A further problem that scholars of ancient Chinese inscriptions face is that most oracle bone and bronze inscription characters occur in a variety of different glyph forms, often composed using different combinations of component elements, and scholars want to be able to represent these significant glyph differences at the encoding level. Just picking at random the character for "spring" (chūn 春), it occurs in at least five distinct glyph forms :
Each of these five forms of the character is written with a different set of components, and are thus not unifiable according to the rules of CJK unification. It is to be expected that when the oracle bone script repertoire is eventually submitted for encoding it will contain separate characters for each of these forms (and probably also for other less common forms of the character).
I personally think that encoding the oracle bone script separately from the ordinary Han script is the only way for scholars to be able to work with oracle bone script texts, and I am looking forward to seeing it encoded as soon as possible.
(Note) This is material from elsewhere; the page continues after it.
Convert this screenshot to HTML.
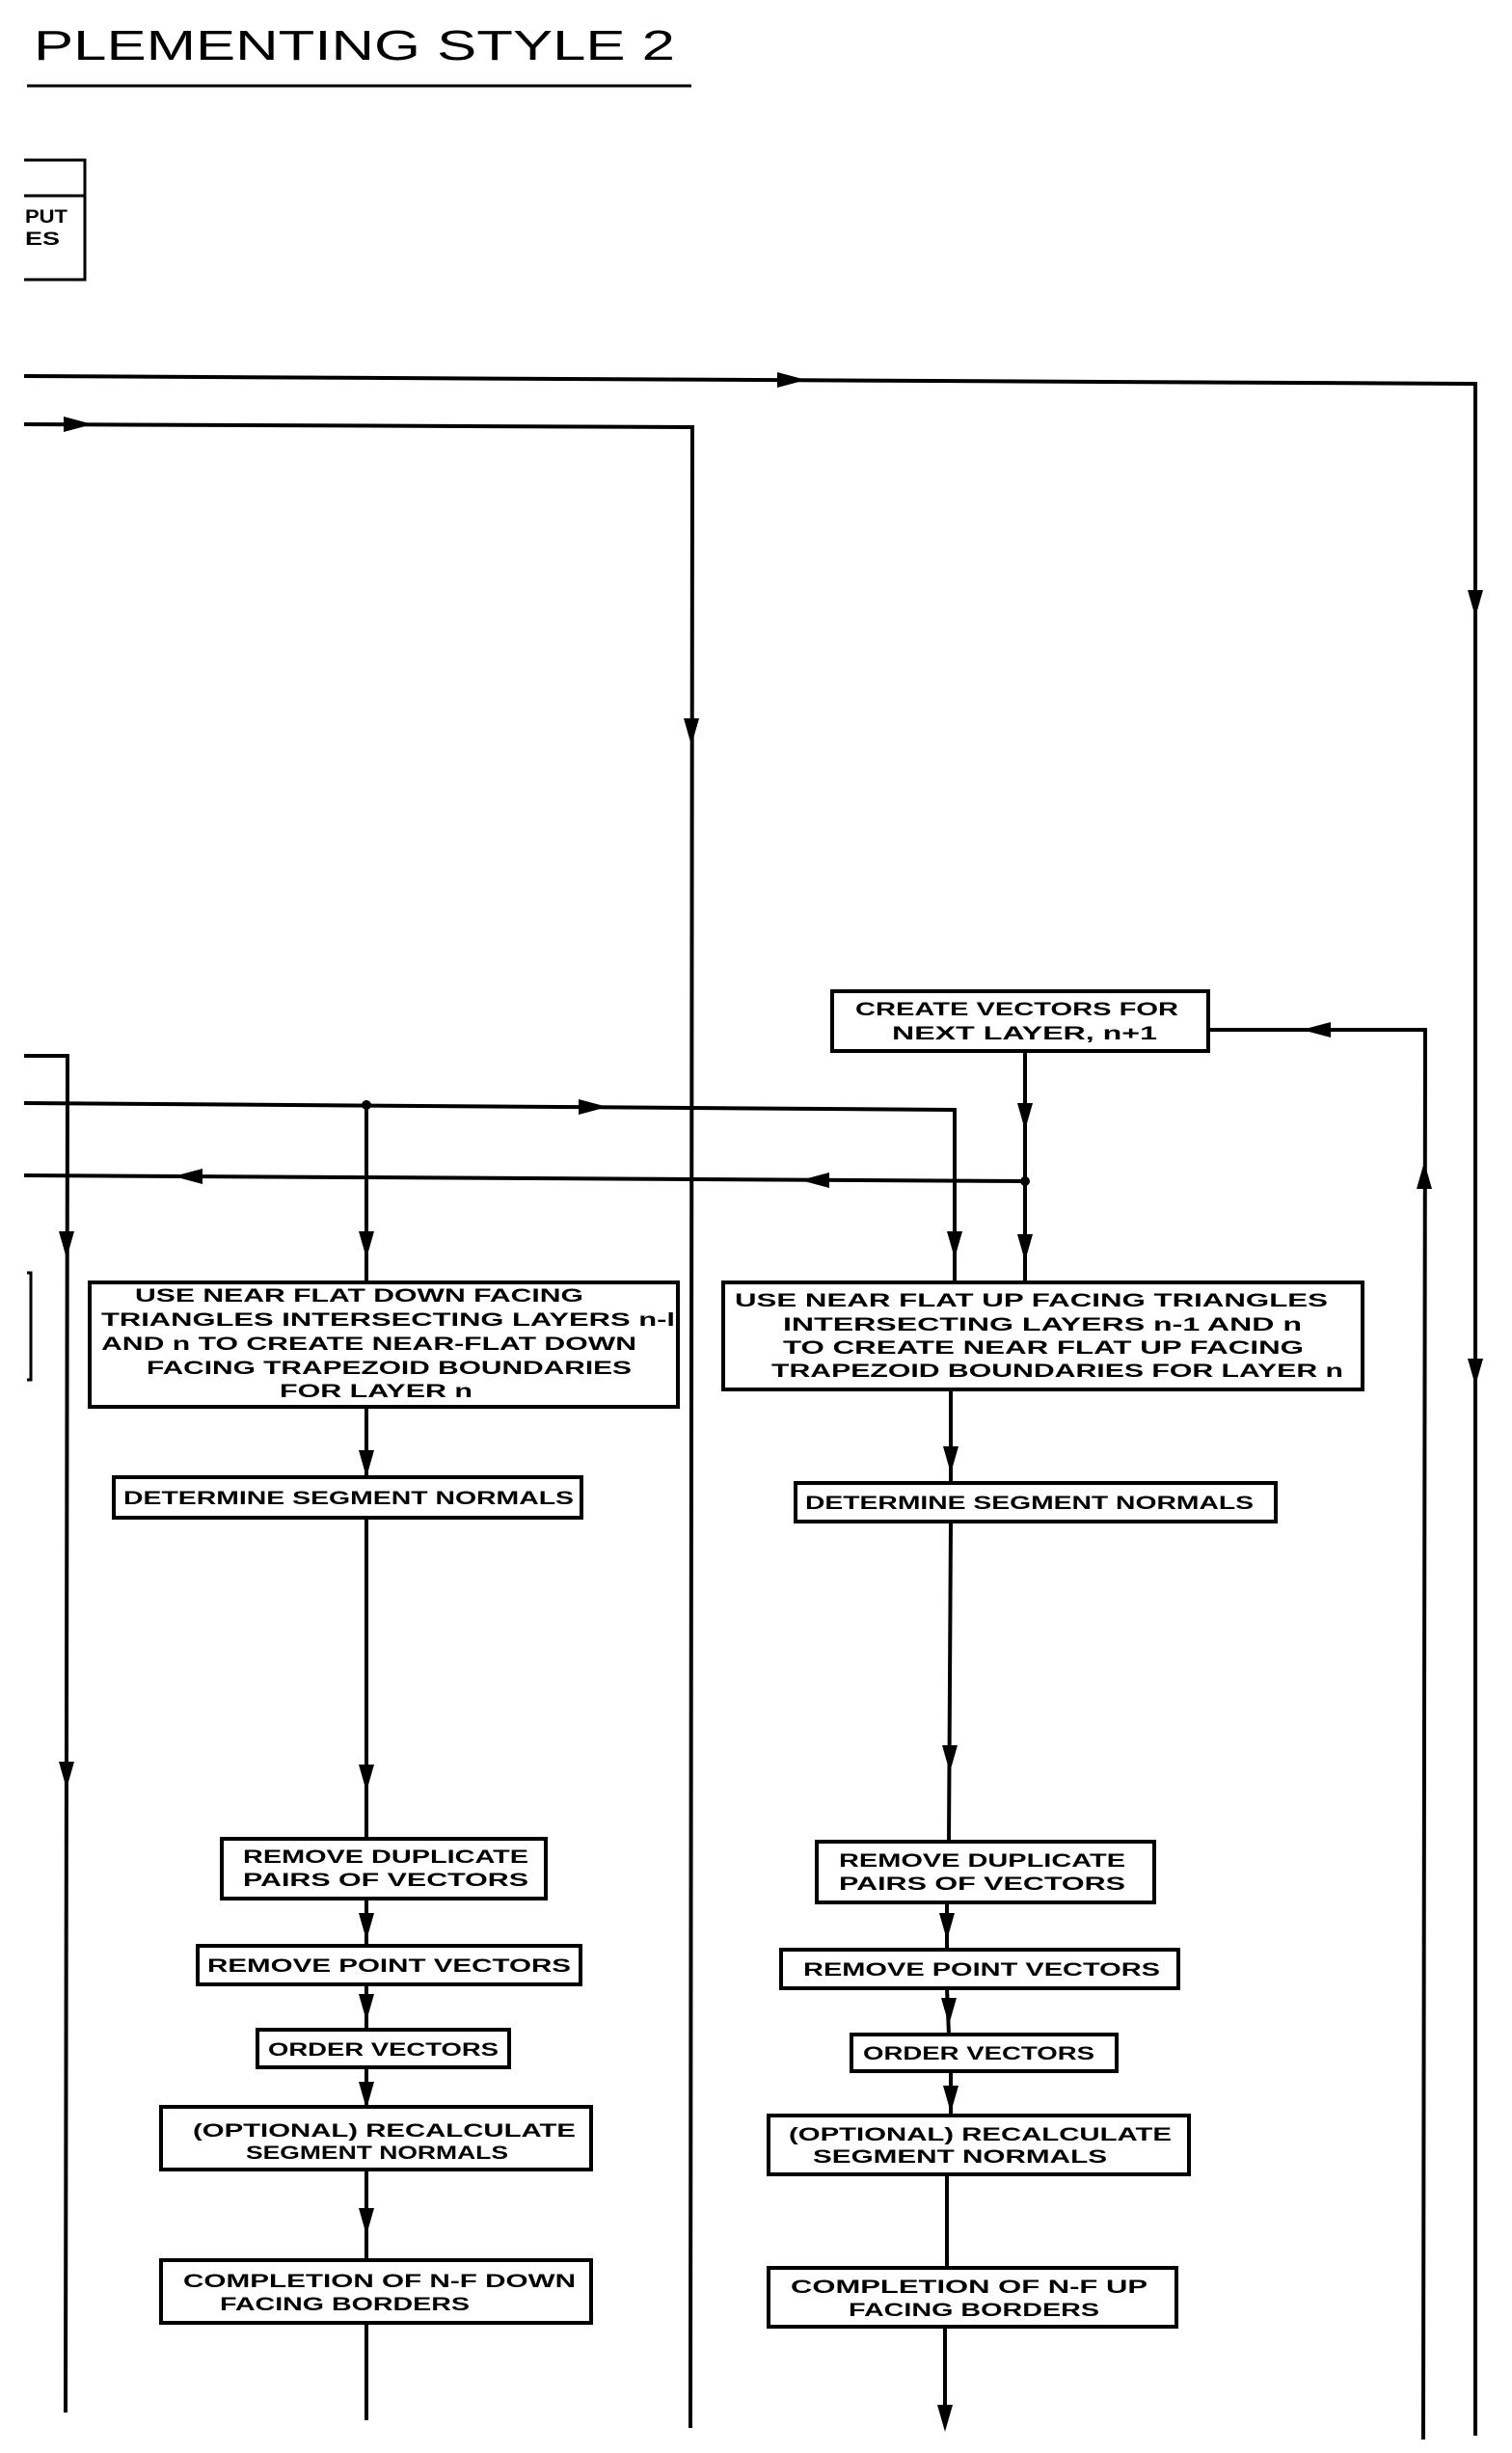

The same arguments that I have used to support the encoding of the oracle bone script may also be used for the bronze inscription script, although it could be argued that due to the similarity between the characters on early bronze inscriptions and oracle bone inscriptions it would have been better (or at least more economical) to combine the two scripts at the encoding level so as to avoid encoding duplicate versions of characters that are used in both oracle bone and bronze inscriptions.
I haven't said much about the small seal script, mainly because the issues of character identity that affect the oracle bone and bronze inscription scripts largely do not apply to the seal script. There is a high level of correspondence between small seal characters and modern Chinese characters, so I think that it is quite possible to deal with small seal script satisfactorily at the font level. Nevertheless, I don't have any strong objections to seeing the small seal script encoded as a separate script if that is what the user community wants.